One example that signals the failure to give a meaningful appeal in the courts of appeals is the large number of cases listed Do Not Publish. This practice is prohibited by the rules in civil cases. Another example is how few oral arguments are heard in criminal cases. Again, civil cases are treated as more important. Another example is the hair-splitting rulings on whether the right law was stated in the objection. Another is the insistence on declaring almost every mistake “harmless.” It is no wonder many prosecutors and judges do not learn the law. No matter what they may do wrong, there are no consequences.
But if the intermediate court gets it wrong, won’t the Court of Criminal Appeals fix it? Usually not. Because the Court of Criminal Appeals only accepts 12% of Petitions for Discretionary Review, many (most?) Defendants are denied a right to any meaningful review as to whether they got a fair trial.

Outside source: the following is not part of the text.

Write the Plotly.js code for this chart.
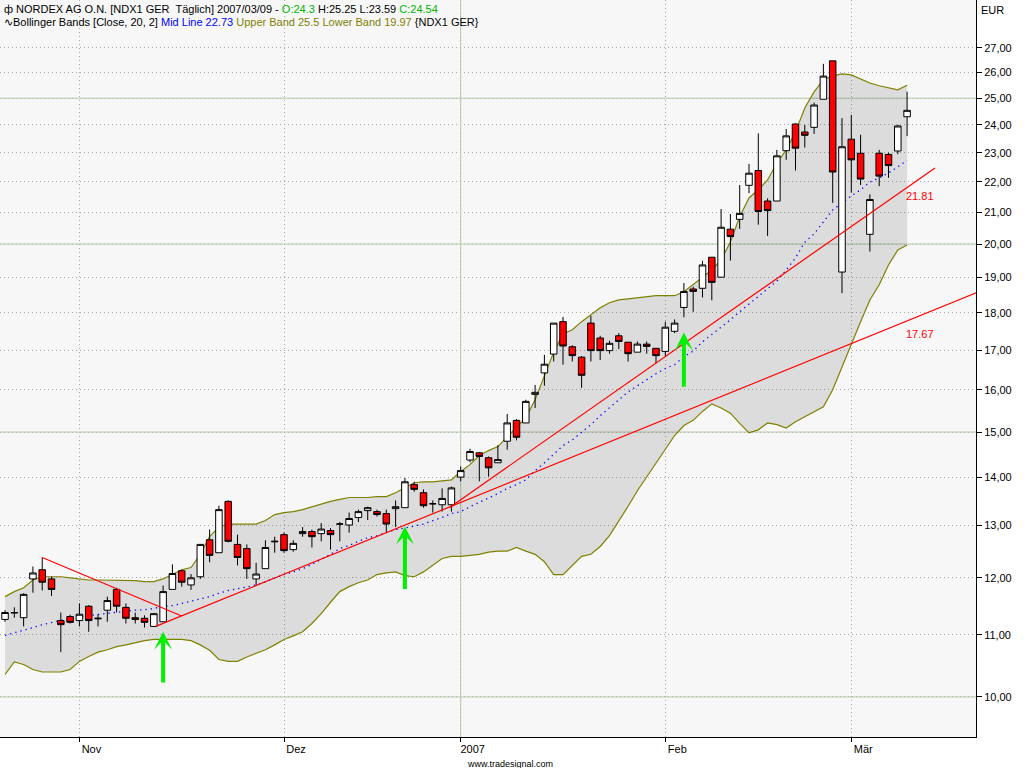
<!DOCTYPE html>
<html><head><meta charset="utf-8">
<script src="https://cdn.plot.ly/plotly-3.0.1.min.js"></script>
<style>html,body{margin:0;padding:0;background:#fff;}#chart{width:1024px;height:768px;}</style>
</head><body><div id="chart"></div>
<script>
const dates = [
'2006-10-20','2006-10-23','2006-10-24','2006-10-25','2006-10-26','2006-10-27','2006-10-30','2006-10-31',
'2006-11-01','2006-11-02','2006-11-03','2006-11-06','2006-11-07','2006-11-08','2006-11-09','2006-11-10',
'2006-11-13','2006-11-14','2006-11-15','2006-11-16','2006-11-17','2006-11-20','2006-11-21','2006-11-22',
'2006-11-23','2006-11-24','2006-11-27','2006-11-28','2006-11-29','2006-11-30',
'2006-12-01','2006-12-04','2006-12-05','2006-12-06','2006-12-07','2006-12-08','2006-12-11','2006-12-12',
'2006-12-13','2006-12-14','2006-12-15','2006-12-18','2006-12-19','2006-12-20','2006-12-21','2006-12-22',
'2006-12-27','2006-12-28','2006-12-29',
'2007-01-02','2007-01-03','2007-01-04','2007-01-05','2007-01-08','2007-01-09','2007-01-10','2007-01-11',
'2007-01-12','2007-01-15','2007-01-16','2007-01-17','2007-01-18','2007-01-19','2007-01-22','2007-01-23',
'2007-01-24','2007-01-25','2007-01-26','2007-01-29','2007-01-30','2007-01-31',
'2007-02-01','2007-02-02','2007-02-05','2007-02-06','2007-02-07','2007-02-08','2007-02-09','2007-02-12',
'2007-02-13','2007-02-14','2007-02-15','2007-02-16','2007-02-19','2007-02-20','2007-02-21','2007-02-22',
'2007-02-23','2007-02-26','2007-02-27','2007-02-28',
'2007-03-01','2007-03-02','2007-03-05','2007-03-06','2007-03-07','2007-03-08','2007-03-09'];

const opens = [11.26,11.37,11.29,11.98,12.15,11.98,11.24,11.31,11.24,11.49,
11.27,11.42,11.79,11.47,11.29,11.28,11.14,11.22,11.79,12.13,
11.87,12.02,12.72,12.47,13.49,12.63,12.55,11.98,12.17,12.68,
12.82,12.53,12.84,12.88,12.84,12.90,13.03,13.01,13.16,13.30,
13.28,13.24,13.34,13.36,13.84,13.67,13.44,13.42,13.42,14.00,
14.37,14.53,14.42,14.31,14.79,15.27,15.21,15.89,16.42,16.90,
17.76,17.09,16.82,17.72,17.32,16.99,17.38,17.21,16.95,17.16,
17.05,16.97,17.50,18.15,18.67,18.69,19.60,19.01,20.46,20.77,
21.88,22.38,21.36,21.36,23.07,24.03,23.74,23.91,24.96,26.47,
19.16,23.48,22.98,20.30,22.98,22.94,23.06,24.3];
const highs = [11.42,11.47,11.72,12.21,12.38,12.02,11.38,11.34,11.54,11.51,
11.35,11.66,11.82,11.54,11.38,11.33,11.37,11.86,12.25,12.15,
12.07,12.63,12.92,13.40,13.51,12.82,12.63,12.28,12.71,12.78,
12.86,12.71,12.97,12.92,13.05,12.95,13.07,13.26,13.32,13.38,
13.32,13.32,13.51,13.98,13.90,13.74,13.51,13.76,13.80,14.23,
14.62,14.55,14.45,14.70,15.42,15.30,15.76,16.12,16.88,17.72,
17.89,17.13,16.85,17.92,17.38,17.25,17.45,17.21,17.23,17.23,
17.05,17.76,17.82,18.84,18.74,19.49,19.60,21.10,20.94,21.89,
22.61,23.69,21.45,23.10,23.85,24.06,24.00,24.83,26.35,26.47,
24.25,24.37,23.64,21.58,23.10,23.00,24.00,25.25];
const lows = [11.22,11.29,11.14,11.73,11.77,11.67,10.71,11.19,11.14,11.05,
11.14,11.22,11.38,11.19,11.19,11.12,11.13,11.22,11.79,11.84,
11.78,11.98,12.29,12.47,12.67,12.23,11.98,11.86,12.17,12.47,
12.47,12.49,12.78,12.57,12.69,12.53,12.69,12.86,13.07,13.11,
13.18,12.86,12.97,13.36,13.69,13.36,13.26,13.28,13.28,13.91,
14.32,13.91,14.01,14.31,14.60,14.81,15.21,15.56,16.10,16.71,
16.63,16.71,16.05,16.71,16.75,16.91,17.03,16.71,16.95,16.91,
16.67,16.84,17.45,17.88,18.03,18.43,18.35,19.01,19.50,20.47,
21.62,20.60,20.25,21.36,22.75,22.38,23.18,23.67,24.96,21.30,
18.55,21.64,21.89,19.77,21.85,22.13,22.95,23.59];
const closes = [11.38,11.38,11.70,12.09,11.92,11.79,11.17,11.21,11.35,11.24,
11.28,11.59,11.49,11.28,11.26,11.21,11.36,11.75,12.08,11.92,
12.00,12.63,12.42,13.32,12.69,12.38,12.17,12.07,12.57,12.69,
12.51,12.65,12.88,12.78,12.93,12.82,13.03,13.14,13.28,13.36,
13.22,13.03,13.38,13.90,13.74,13.40,13.44,13.55,13.77,14.14,
14.56,14.45,14.20,14.38,15.21,14.88,15.72,15.94,16.64,17.72,
17.11,16.86,16.36,16.99,16.99,17.18,17.23,16.91,17.16,17.10,
16.86,17.61,17.72,18.60,18.60,19.37,18.86,20.52,20.23,20.96,
22.29,21.02,21.05,22.89,23.60,23.16,23.62,24.74,25.86,22.33,
23.21,22.75,22.09,21.41,22.19,22.55,23.96,24.54];

const upperBand = [11.66,11.75,11.82,11.96,12.02,12.02,12.02,12.00,11.98,11.96,
11.96,11.96,11.96,11.96,11.95,11.93,11.93,11.98,12.06,12.15,
12.19,12.44,12.78,12.97,13.03,13.03,13.03,13.03,13.10,13.22,
13.26,13.28,13.32,13.38,13.43,13.49,13.53,13.57,13.57,13.57,
13.59,13.59,13.67,13.78,13.88,13.90,13.90,13.92,13.94,14.12,
14.27,14.47,14.58,14.67,14.89,15.09,15.33,15.76,16.37,16.95,
17.43,17.54,17.76,17.94,18.14,18.28,18.36,18.39,18.42,18.45,
18.48,18.48,18.48,18.59,18.79,18.99,19.22,19.52,20.06,20.85,
21.46,21.73,22.06,22.64,23.10,23.74,24.63,25.24,25.71,25.87,
25.95,25.91,25.75,25.59,25.48,25.40,25.32,25.5];
const lowerBand = [10.35,10.55,10.51,10.43,10.39,10.39,10.39,10.43,10.56,10.64,
10.71,10.75,10.80,10.83,10.87,10.90,10.92,10.92,10.92,10.92,
10.90,10.83,10.74,10.59,10.56,10.56,10.63,10.69,10.75,10.83,
10.92,10.98,11.05,11.19,11.36,11.56,11.75,11.84,11.91,11.96,
12.06,12.09,12.11,12.04,12.02,12.11,12.23,12.36,12.40,12.40,
12.42,12.44,12.48,12.50,12.50,12.57,12.50,12.44,12.30,12.06,
12.06,12.23,12.40,12.44,12.59,12.80,13.08,13.39,13.71,14.00,
14.31,14.60,14.92,15.15,15.27,15.48,15.66,15.56,15.44,15.20,
14.98,15.05,15.21,15.17,15.09,15.24,15.36,15.47,15.59,16.00,
16.58,17.14,17.76,18.36,18.79,19.37,19.82,19.97];
const midLine = [10.99,11.03,11.08,11.12,11.17,11.21,11.24,11.28,11.31,11.33,
11.35,11.36,11.38,11.40,11.42,11.43,11.45,11.49,11.50,11.54,
11.58,11.61,11.66,11.72,11.77,11.80,11.84,11.87,11.93,12.00,
12.06,12.11,12.17,12.25,12.34,12.44,12.55,12.61,12.69,12.76,
12.80,12.86,12.92,12.95,12.99,13.03,13.10,13.16,13.24,13.28,
13.38,13.47,13.55,13.65,13.76,13.84,13.94,14.14,14.31,14.49,
14.69,14.82,15.00,15.17,15.38,15.57,15.76,15.95,16.10,16.25,
16.40,16.53,16.63,16.83,16.98,17.22,17.41,17.62,17.81,18.03,
18.25,18.45,18.70,18.90,19.22,19.58,20.06,20.31,20.69,21.07,
21.30,21.53,21.73,21.99,22.13,22.30,22.51,22.73];

const priceTicks = [10,11,12,13,14,15,16,17,18,19,20,21,22,23,24,25,26,27];
const majorLevels = [10,15,20,25];
const monthTickDates = ['2006-11-01','2006-12-01','2007-01-02','2007-02-01','2007-03-01'];
const monthTickLabels = ['Nov','Dez','2007','Feb','Mär'];
const yearStartDate = '2007-01-02';

// trendlines: bar positions (fractional bar index) and prices
const trendDownX = [4, 19],      trendDownY = [12.38, 11.32];
const trendLowX = [16.2, 106],   trendLowY = [11.14, 18.73];
const trendSteepX = [47.85, 100], trendSteepY = [13.37, 22.47];
const trendLabelValues = [21.81, 17.67];

// signal arrows: bar index, tip price, tail price
const arrowBars = [17, 43, 73];
const arrowTip = [11.05, 12.98, 17.47];
const arrowTail = [10.20, 11.77, 16.04];

const FONT = 'Liberation Sans, Arial, sans-serif';
const idx = dates.map((d, i) => i);
const last = dates.length - 1;
const xRange = [-0.54, 104.41];
const yRange = [Math.log10(9.406), Math.log10(29.054)];
const yearIdx = dates.indexOf(yearStartDate);

const traces = [];
majorLevels.forEach(l => traces.push({type:'scatter', mode:'lines', x:[-2, 110], y:[l, l],
  line:{color:'#b6c9aa', width:1}, hoverinfo:'skip', showlegend:false, xaxis:'x', yaxis:'y'}));
traces.push({type:'scatter', mode:'lines', x:[yearIdx, yearIdx], y:[8, 32],
  line:{color:'#b6c9aa', width:1}, hoverinfo:'skip', showlegend:false, xaxis:'x', yaxis:'y'});
traces.push({type:'scatter', mode:'lines', x:idx, y:upperBand, name:'Upper Band',
  line:{color:'#808000', width:1.2}, showlegend:false, xaxis:'x', yaxis:'y'});
traces.push({type:'scatter', mode:'lines', x:idx, y:lowerBand, name:'Lower Band', fill:'tonexty',
  fillcolor:'rgba(0,0,0,0.105)', line:{color:'#808000', width:1.2}, showlegend:false, xaxis:'x', yaxis:'y'});
traces.push({type:'scatter', mode:'lines', x:idx, y:midLine, name:'Mid Line',
  line:{color:'#0000ff', width:1.3, dash:'1.3px,4px'}, showlegend:false, xaxis:'x', yaxis:'y'});

traces.push({type:'candlestick', x:idx, open:opens, high:highs, low:lows, close:closes,
  xaxis:'x2', yaxis:'y2', showlegend:false, whiskerwidth:0,
  increasing:{fillcolor:'#ffffff', line:{color:'#000000', width:1}},
  decreasing:{fillcolor:'#ff0000', line:{color:'#000000', width:1}}});

[[trendDownX, trendDownY],[trendLowX, trendLowY],[trendSteepX, trendSteepY]].forEach(t => traces.push({
  type:'scatter', mode:'lines', x:t[0], y:t[1], line:{color:'#ff0000', width:1.2},
  hoverinfo:'skip', showlegend:false, xaxis:'x2', yaxis:'y2'}));

const annotations = [];
arrowBars.forEach((b, i) => annotations.push({x:b, y:Math.log10(arrowTip[i]), ax:b, ay:Math.log10(arrowTail[i]),
  xref:'x', yref:'y', axref:'x', ayref:'y', showarrow:true, text:'', arrowhead:3, arrowsize:0.75,
  arrowwidth:4, arrowcolor:'#00f000'}));
trendLabelValues.forEach(v => annotations.push({x:last, y:Math.log10(v), xref:'x', yref:'y',
  xanchor:'left', yanchor:'top', xshift:-3, yshift:-1, showarrow:false, text:v.toFixed(2),
  font:{family:FONT, size:11, color:'#ff0000'}}));
const g = s => '<span style="color:#00b400">' + s + '</span>';
annotations.push({xref:'paper', yref:'paper', x:0, y:1, xanchor:'left', yanchor:'top', xshift:2, yshift:-1,
  showarrow:false, align:'left', font:{family:FONT, size:11, color:'#000'},
  text:'ф NORDEX AG O.N. [NDX1 GER\u00a0 Täglich] 2007/03/09 - ' + g('O:' + opens[last]) + ' H:' + highs[last] +
       ' L:' + lows[last] + ' ' + g('C:' + closes[last])});
annotations.push({xref:'paper', yref:'paper', x:0, y:1, xanchor:'left', yanchor:'top', xshift:2, yshift:-14,
  showarrow:false, align:'left', font:{family:FONT, size:11, color:'#000'},
  text:'∿Bollinger Bands [Close, 20, 2] <span style="color:#0000ff">Mid Line ' + midLine[last] +
       '</span> <span style="color:#808000">Upper Band ' + upperBand[last] + ' Lower Band ' + lowerBand[last] +
       '</span> {NDX1 GER}'});
annotations.push({xref:'paper', yref:'paper', x:1, y:1, xanchor:'left', yanchor:'top', xshift:3, yshift:-2,
  showarrow:false, text:'EUR', font:{family:FONT, size:11, color:'#000'}});
annotations.push({xref:'paper', yref:'paper', x:0.523, y:-0.036, xanchor:'center', yanchor:'middle',
  showarrow:false, text:'www.tradesignal.com', borderpad:0, font:{family:FONT, size:9, color:'#000'}});

const layout = {
  width:1024, height:768, margin:{l:0, r:48, t:0, b:31, pad:0},
  paper_bgcolor:'#ffffff', plot_bgcolor:'#f7f7f7', showlegend:false, dragmode:false,
  font:{family:FONT, size:11, color:'#000'},
  xaxis:{range:xRange, tickvals:monthTickDates.map(d => dates.indexOf(d)), ticktext:monthTickLabels,
    showgrid:true, gridcolor:'#a8a8a8', griddash:'1px,3px', gridwidth:1, zeroline:false,
    ticks:'outside', ticklen:4, tickcolor:'#000', ticklabelshift:12, ticklabelstandoff:-2,
    showline:true, linecolor:'#000', linewidth:1, rangeslider:{visible:false},
    tickfont:{family:FONT, size:11, color:'#000'}},
  yaxis:{type:'log', range:yRange, side:'right', tickvals:priceTicks,
    ticktext:priceTicks.map(v => v.toFixed(2).replace('.', ',')),
    showgrid:true, gridcolor:'#a8a8a8', griddash:'1px,3px', gridwidth:1, zeroline:false,
    ticks:'outside', ticklen:5, tickcolor:'#000', showline:true, mirror:true, linecolor:'#000', linewidth:1,
    tickfont:{family:FONT, size:11, color:'#000'}},
  xaxis2:{overlaying:'x', range:xRange, visible:false, rangeslider:{visible:false}, showgrid:false, zeroline:false},
  yaxis2:{overlaying:'y', type:'log', range:yRange, visible:false, side:'right', showgrid:false, zeroline:false},
  boxgap:0.3, boxgroupgap:0,
  annotations:annotations
};
Plotly.newPlot('chart', traces, layout, {staticPlot:true, displayModeBar:false});
</script></body></html>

What is to be done? Neither the United States nor the Texas Constitution expressly grant the right to appeal. I know this is hard to believe, but look at the 2022, Court of Criminal Appeals Decision, Ex Parte Castillo. Texas does give us a limited right to appeal Texas Code of Criminal Procedure Article 44.02, and then only in certain situations with the permission of the trial judge. Right now, any help we may hope to get in Texas rests with Article 44.02.